Are China’s Supply Chains Gauged for Accuracy?

April 16, 2013
It’s hard to level the playing field when the yardage markers look skewed.

Last week the Wall Street Journal reported that economists were expressing doubt about China’s recently surging export numbers, citing both the slow growth in the economies of many countries that usually source from China and the rise in the value of the yuan. Have the export numbers been inflated by companies hoping to further goose the yuan’s value and therefore juice-up their own profit margins?

I bring this up because not long after I read this article we received an e-mail from Panjiva, a service that monitors global trade activity at the company level, letting us know that it is launching a new service to make Chinese trade data more accessible and searchable.  They’re doing this by partnering with another service called Export To China (ETCN). The goal is to make information on more than 200,000 companies importing to/exporting from China available within the context of Panjiva’s broader data sets. Panjiva asked if we had any questions about this service.

Timing is everything, right?

So I asked Panjiva’s CEO Josh Green whether China might be fudging its trade numbers to make exports look stronger than they really are, and how its new service would address that. He said it’s always a challenge for supply chain managers to sort the macro numbers from the granular analysis they need to do when analyzing target markets and potential sourcing partners.

“If you’re trying to find patio furniture suppliers you want to figure out which companies have the most experience shipping patio furniture, possibly serving the European market,” he explained. “Or if a Chinese company approaches you about doing business with them and you want to get a sense of their size and specialties and markets they’ve served previously, those are questions we could answer. We’re not about providing an aggregated view of global trade.”

There’s been speculation for years that the macro numbers economists follow have been subject to manipulation for political purposes. That’s particularly the case with China, but you can’t deny that this country’s huge and growing middle class represents big opportunities for manufacturers around the world who want a piece of that market. The question is, do you serve it from your home country or set up shop in China? Or someplace close to China? And where will you source from? You can’t make those decisions by relying on economic analysts—unless that analyst is you.

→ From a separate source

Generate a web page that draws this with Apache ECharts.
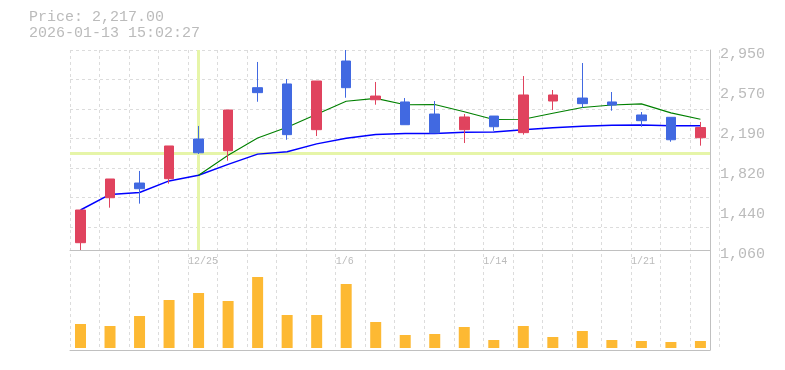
<!DOCTYPE html>
<html>
<head>
<meta charset="utf-8">
<script src="https://cdn.jsdelivr.net/npm/echarts@6/dist/echarts.min.js"></script>
<style>
html,body{margin:0;padding:0;background:#fff;}
#c{width:785px;height:370px;}
</style>
</head>
<body>
<div id="c"></div>
<script>
// ---- data ----
const dates = ['12/19','12/22','12/23','12/24','12/25','12/26','12/29','12/30','1/5','1/6','1/7','1/8','1/9','1/13','1/14','1/15','1/16','1/19','1/20','1/21','1/22','1/23'];
const openP  = [1129,1554,1693,1734,2109,1998,2594,2629,2197,2846,2480,2459,2345,2197,2326,2169,2468,2496,2459,2336,2314,2121];
const closeP = [1438,1731,1639,2043,1979,2383,2547,2150,2657,2594,2515,2244,2166,2317,2225,2525,2525,2443,2430,2282,2102,2217];
const lowP   = [1060,1460,1498,1687,1967,1904,2461,2102,2137,2499,2433,2244,2166,2071,2187,2150,2383,2405,2376,2225,2083,2046];
const highP  = [1438,1731,1807,2043,2232,2383,2837,2676,2657,2950,2648,2496,2468,2345,2326,2704,2572,2827,2553,2364,2314,2270];
const ma5    = [null,null,null,null,1766,1955,2118,2220,2343,2466,2493,2432,2435,2367,2293,2295,2352,2407,2430,2441,2356,2295];
const ma25   = [1438,1585,1603,1713,1766,1869,1966,1989,2063,2116,2152,2160,2161,2172,2175,2197,2216,2229,2240,2242,2235,2234];
const volume = [24,22,32,48,55,47,71,33,33,64,26,13,14,21,8,22,11,17,8,7,6,7];
const yTickValues = [1060,1438,1816,2194,2572,2950];
const yTickLabels = ['1,060','1,440','1,820','2,190','2,570','2,950'];
const xLabelIdx = [4,9,14,19];
const crossIdx = 4;
const titlePrice = 'Price: 2,217.00';
const titleTime = '2026-01-13 15:02:27';

// ---- layout constants ----
const cell = 29.52;
const xMin = -10.5 / cell;
const xMax = xMin + 640 / cell;
const FONT = 'Liberation Mono';
const txt = '#bbb';
const border = '#c0c0c0';
const gridCol = '#dcdcdc';
const upCol = '#e0435e';
const downCol = '#4169e1';

const chart = echarts.init(document.getElementById('c'), null, {renderer: 'canvas'});
const hidden = {show:false};
chart.setOption({
  animation: false,
  backgroundColor: '#fff',
  title: [
    {text: titlePrice, left: 29, top: 10, padding: 0, textStyle: {fontFamily: FONT, fontSize: 15, fontWeight: 'normal', color: txt}},
    {text: titleTime, left: 29, top: 25.5, padding: 0, textStyle: {fontFamily: FONT, fontSize: 15, fontWeight: 'normal', color: txt}}
  ],
  grid: [
    {left: 70, top: 50, width: 640, height: 200},
    {left: 70, top: 250, width: 640, height: 100},
    {left: 70, top: 50, width: 22 * cell, height: 300}
  ],
  xAxis: [
    {type: 'value', gridIndex: 0, min: xMin, max: xMax, position: 'bottom',
      axisLine: {show: true, onZero: false, lineStyle: {color: border, width: 1}},
      axisTick: hidden, splitLine: hidden,
      axisLabel: {show: true, customValues: xLabelIdx.map(i => i + xMin), align: 'left', margin: 6,
        formatter: v => dates[Math.round(v - xMin)],
        fontFamily: FONT, fontSize: 10, color: txt}},
    {type: 'value', gridIndex: 1, min: xMin, max: xMax, position: 'bottom',
      axisLine: {show: true, onZero: false, lineStyle: {color: border, width: 1}},
      axisTick: hidden, splitLine: hidden, axisLabel: hidden},
    {type: 'value', gridIndex: 2, min: 0, max: 22, interval: 1,
      axisLine: hidden, axisTick: hidden, axisLabel: hidden,
      splitLine: {show: true, lineStyle: {color: gridCol, type: [3,3], width: 1}}}
  ],
  yAxis: [
    {type: 'value', gridIndex: 0, min: 1060, max: 2950, position: 'right',
      axisLine: {show: true, onZero: false, lineStyle: {color: border, width: 1}},
      axisTick: hidden, splitLine: hidden,
      axisLabel: {show: true, customValues: yTickValues, margin: 10, verticalAlign: 'top', lineHeight: 8,
        formatter: v => yTickLabels[yTickValues.indexOf(v)],
        fontFamily: FONT, fontSize: 15, color: txt}},
    {type: 'value', gridIndex: 0, min: 0, max: 200 / cell, interval: 1, inverse: true, position: 'left',
      axisLine: hidden, axisTick: hidden, axisLabel: hidden,
      splitLine: {show: true, lineStyle: {color: gridCol, type: [3,3], width: 1}}},
    {type: 'value', gridIndex: 1, min: -2, max: 98, position: 'right',
      axisLine: {show: true, onZero: false, lineStyle: {color: border, width: 1}},
      axisTick: hidden, splitLine: hidden, axisLabel: hidden},
    {type: 'value', gridIndex: 2, min: 0, max: 1,
      axisLine: hidden, axisTick: hidden, axisLabel: hidden, splitLine: hidden}
  ],
  series: [
    {type: 'line', name: 'cross', xAxisIndex: 0, yAxisIndex: 0, z: 1,
      data: closeP.map((c, i) => [i, c]), showSymbol: false, symbol: 'none',
      lineStyle: {opacity: 0}, silent: true,
      markLine: {z: 1, silent: true, symbol: 'none', animation: false,
        label: {show: false},
        lineStyle: {color: '#e6f5a8', width: 3, type: 'solid', opacity: 1},
        emphasis: {disabled: true},
        data: [{xAxis: crossIdx}, {yAxis: closeP[crossIdx]}]}},
    {type: 'line', name: 'MA25', xAxisIndex: 0, yAxisIndex: 0, z: 6,
      data: ma25.map((v, i) => [i, v]), symbol: 'none', showSymbol: false,
      lineStyle: {color: '#0000ff', width: 1.5}},
    {type: 'line', name: 'MA5', xAxisIndex: 0, yAxisIndex: 0, z: 6,
      data: ma5.map((v, i) => [i, v]), symbol: 'none', showSymbol: false,
      lineStyle: {color: '#008000', width: 1.1}},
    {type: 'candlestick', xAxisIndex: 0, yAxisIndex: 0, z: 10,
      dimensions: ['x','open','close','low','high'],
      encode: {x: 0, y: [1,2,3,4]},
      data: dates.map((d, i) => [i, openP[i], closeP[i], lowP[i], highP[i]]),
      barWidth: 10,
      itemStyle: {color: upCol, color0: downCol, borderColor: upCol, borderColor0: downCol, borderWidth: 1}},
    {type: 'bar', xAxisIndex: 1, yAxisIndex: 2, z: 5,
      data: volume.map((v, i) => [i, v]), barWidth: 11,
      itemStyle: {color: '#fdb933'}}
  ]
});
</script>
</body>
</html>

Green suggests you adopt a two-level decision making process. Identifying a country is step one, and it includes studying that country’s politics, wage rates and infrastructures. Step two is the company-level analysis.

“Simply saying I want to source patio furniture in China is fine but you have to find a company and people you feel confident will supply you with what you need,” Green concluded. “Looking at things from a macro level is for economic strategists, but on a day-to-day basis, for buying and selling things, you have to get down to the company level.”

Yes, maybe many companies in China have fudged their numbers, but many haven’t—and you’ll find examples of both all over the world. As you screen your global supply chain partners while figuring out where China fits in your chain, it may be advantageous to diversify manufacturing sources, both inside China and outside.  

China’s consumers have a way to go before their country’s import numbers start getting economists as excited as they’ve been about exports. As Michael Zakkour, principal of the China/APAC Group at Tompkins International noted in MH&L’s March issue, the pace at which China is transitioning to a majority consumer and services economy isn’t fast enough to keep the country from trying to do something to send the right signals—and to keep its people employed.

“China still needs an export economy as well as manufacturing for its domestic needs,” he wrote. “After the 2008 financial meltdown, demand from the West plummeted, millions of Chinese workers were on the streets and the Central Government got very nervous. The nearly 1 trillion dollar stimulus in China in 2009 put people back to work on infrastructure and in manufacturing. The Chinese government has sufficient will and cash to subsidize manufacturing until consumers and services reach their potential for at least the next ten years.”

So whether or not China is reengineering its export numbers for global consumption, it’s clear it will do what it can to keep its industries competitive. The numbers you need will be found inside those industries. Making sure they add up is a supply chain manager's job, not an economist’s.